Ingredients:
For the Dough:
- 2 1/2 cups all-purpose flour
- 1 teaspoon salt
- 1/2 cup unsalted butter (1 stick), cold and cut into small cubes
- 1/2 cup cold water
- 1 egg (for egg wash)
- 1 tablespoon water (for egg wash)
For the Filling:
- 1 pound ground beef
- 1 small onion, finely chopped
- 2 cloves garlic, minced
- 1/2 red bell pepper, finely chopped
- 1/2 green bell pepper, finely chopped
- 1/4 cup pitted green olives, chopped
- 2 hard-boiled eggs, chopped
- 2 tablespoons raisins (optional)
- 1 teaspoon ground cumin
- 1/2 teaspoon paprika
- Salt and black pepper, to taste
- 2 tablespoons vegetable oil (for cooking)
- Olive oil or cooking spray (for baking)
Instructions:
For the Dough:
Prepare the Dough:
- In a large mixing bowl, combine the all-purpose flour and salt.
- Add the cold, cubed butter and use a pastry cutter or your fingertips to work it into the flour mixture until it resembles coarse crumbs.
- Gradually add the cold water, one tablespoon at a time, and mix until the dough comes together.

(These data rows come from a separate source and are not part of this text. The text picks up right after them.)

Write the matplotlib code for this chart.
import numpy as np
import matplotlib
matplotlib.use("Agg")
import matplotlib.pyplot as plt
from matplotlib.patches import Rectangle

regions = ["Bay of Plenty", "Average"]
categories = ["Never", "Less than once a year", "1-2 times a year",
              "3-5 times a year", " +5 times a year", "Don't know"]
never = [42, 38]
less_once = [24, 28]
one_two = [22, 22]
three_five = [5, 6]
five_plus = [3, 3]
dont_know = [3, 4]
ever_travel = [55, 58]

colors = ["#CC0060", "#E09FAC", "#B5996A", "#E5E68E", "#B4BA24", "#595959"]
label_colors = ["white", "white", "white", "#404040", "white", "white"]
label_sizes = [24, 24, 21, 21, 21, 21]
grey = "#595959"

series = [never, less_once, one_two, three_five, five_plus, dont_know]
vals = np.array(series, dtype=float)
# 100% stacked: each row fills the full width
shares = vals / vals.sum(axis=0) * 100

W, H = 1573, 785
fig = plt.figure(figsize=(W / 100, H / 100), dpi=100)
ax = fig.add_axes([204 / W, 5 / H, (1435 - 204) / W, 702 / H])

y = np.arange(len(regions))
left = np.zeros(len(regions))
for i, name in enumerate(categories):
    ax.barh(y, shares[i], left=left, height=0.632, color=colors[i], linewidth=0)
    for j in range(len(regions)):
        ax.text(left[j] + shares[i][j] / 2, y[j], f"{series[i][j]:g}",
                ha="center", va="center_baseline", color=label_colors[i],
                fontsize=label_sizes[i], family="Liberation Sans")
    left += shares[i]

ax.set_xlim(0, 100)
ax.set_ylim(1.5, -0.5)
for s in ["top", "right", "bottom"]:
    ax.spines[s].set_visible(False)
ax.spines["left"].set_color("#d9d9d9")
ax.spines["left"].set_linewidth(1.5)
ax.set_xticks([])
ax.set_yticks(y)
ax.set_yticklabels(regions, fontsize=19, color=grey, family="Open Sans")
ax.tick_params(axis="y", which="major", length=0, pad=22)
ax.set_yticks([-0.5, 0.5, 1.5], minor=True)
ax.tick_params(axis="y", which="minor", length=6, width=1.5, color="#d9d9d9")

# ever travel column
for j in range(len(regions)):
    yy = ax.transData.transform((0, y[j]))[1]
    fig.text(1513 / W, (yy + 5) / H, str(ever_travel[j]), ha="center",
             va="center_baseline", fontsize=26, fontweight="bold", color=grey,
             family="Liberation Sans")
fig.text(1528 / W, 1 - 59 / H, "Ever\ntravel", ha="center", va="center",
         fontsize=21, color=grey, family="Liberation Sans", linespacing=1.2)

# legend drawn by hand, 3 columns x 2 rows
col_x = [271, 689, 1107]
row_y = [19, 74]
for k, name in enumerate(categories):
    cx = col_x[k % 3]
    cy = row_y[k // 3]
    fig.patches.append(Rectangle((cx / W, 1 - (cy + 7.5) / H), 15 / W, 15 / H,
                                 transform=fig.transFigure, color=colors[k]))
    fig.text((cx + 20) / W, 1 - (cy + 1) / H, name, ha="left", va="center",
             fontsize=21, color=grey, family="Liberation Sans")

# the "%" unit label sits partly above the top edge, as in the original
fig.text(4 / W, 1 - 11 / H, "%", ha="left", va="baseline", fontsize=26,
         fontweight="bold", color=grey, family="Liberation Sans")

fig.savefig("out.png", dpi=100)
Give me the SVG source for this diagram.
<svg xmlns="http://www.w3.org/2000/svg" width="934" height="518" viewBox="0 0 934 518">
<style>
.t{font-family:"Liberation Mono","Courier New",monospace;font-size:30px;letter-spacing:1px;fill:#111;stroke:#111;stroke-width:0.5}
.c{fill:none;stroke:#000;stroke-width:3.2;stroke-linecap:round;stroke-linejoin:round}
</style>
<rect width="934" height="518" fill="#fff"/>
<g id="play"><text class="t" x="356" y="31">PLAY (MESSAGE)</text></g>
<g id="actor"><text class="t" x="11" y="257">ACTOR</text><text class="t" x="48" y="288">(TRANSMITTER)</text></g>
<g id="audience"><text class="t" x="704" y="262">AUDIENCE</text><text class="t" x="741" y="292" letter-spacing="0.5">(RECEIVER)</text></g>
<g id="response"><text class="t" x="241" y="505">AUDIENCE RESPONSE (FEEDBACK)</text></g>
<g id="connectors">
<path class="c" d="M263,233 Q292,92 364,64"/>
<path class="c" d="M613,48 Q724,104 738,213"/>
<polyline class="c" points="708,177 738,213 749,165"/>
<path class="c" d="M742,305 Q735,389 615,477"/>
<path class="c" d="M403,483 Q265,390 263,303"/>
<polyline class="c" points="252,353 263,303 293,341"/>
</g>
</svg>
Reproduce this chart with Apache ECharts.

Be careful not to overmix.
- Form the dough into a ball, wrap it in plastic wrap, and refrigerate for at least 30 minutes.
For the Filling:
Prepare the Filling:
- In a skillet, heat the vegetable oil over medium-high heat.
- Add the chopped onion and cook for 2-3 minutes until it begins to soften.
- Add the minced garlic, ground beef, ground cumin, paprika, salt, and black pepper. Cook, breaking up the beef with a spoon, until it's browned and cooked through.
- Stir in the chopped red and green bell peppers, chopped olives, chopped hard-boiled eggs, and raisins (if using). Cook for an additional 2-3 minutes until the vegetables are tender.
- Remove the filling from the heat and let it cool to room temperature.
Assembling the Empanadas:
Preheat and Prepare:
- Preheat your oven to 375°F (190°C).
- Line a baking sheet with parchment paper and lightly grease it with olive oil or cooking spray.
Roll Out the Dough:
- On a lightly floured surface, roll out the chilled dough to about 1/8-inch thickness.
- Using a round cutter or a small plate, cut out circles from the dough, approximately 4-5 inches in diameter.
Fill and Seal:
- Place a spoonful of the beef filling in the center of each dough circle.
- Fold the dough over the filling to create a half-moon shape.
- Press the edges together to seal the empanada. You can use a fork to crimp the edges for a decorative touch.
Egg Wash:
- In a small bowl, beat the egg with a tablespoon of water.
- Brush the tops of the empanadas with the egg wash. This will give them a beautiful golden-brown color when baked.
Bake:
- Place the assembled empanadas on the prepared baking sheet.
- Bake in the preheated oven for 20-25 minutes, or until they are golden brown and crispy.
Serve:
- Let the empanadas cool for a few minutes before serving.
- Enjoy your homemade beef empanadas as a delicious appetizer, snack, or main dish.
These beef empanadas are perfect for any occasion and can be customized with your favorite fillings. Serve them with salsa or chimichurri sauce for an extra burst of flavor.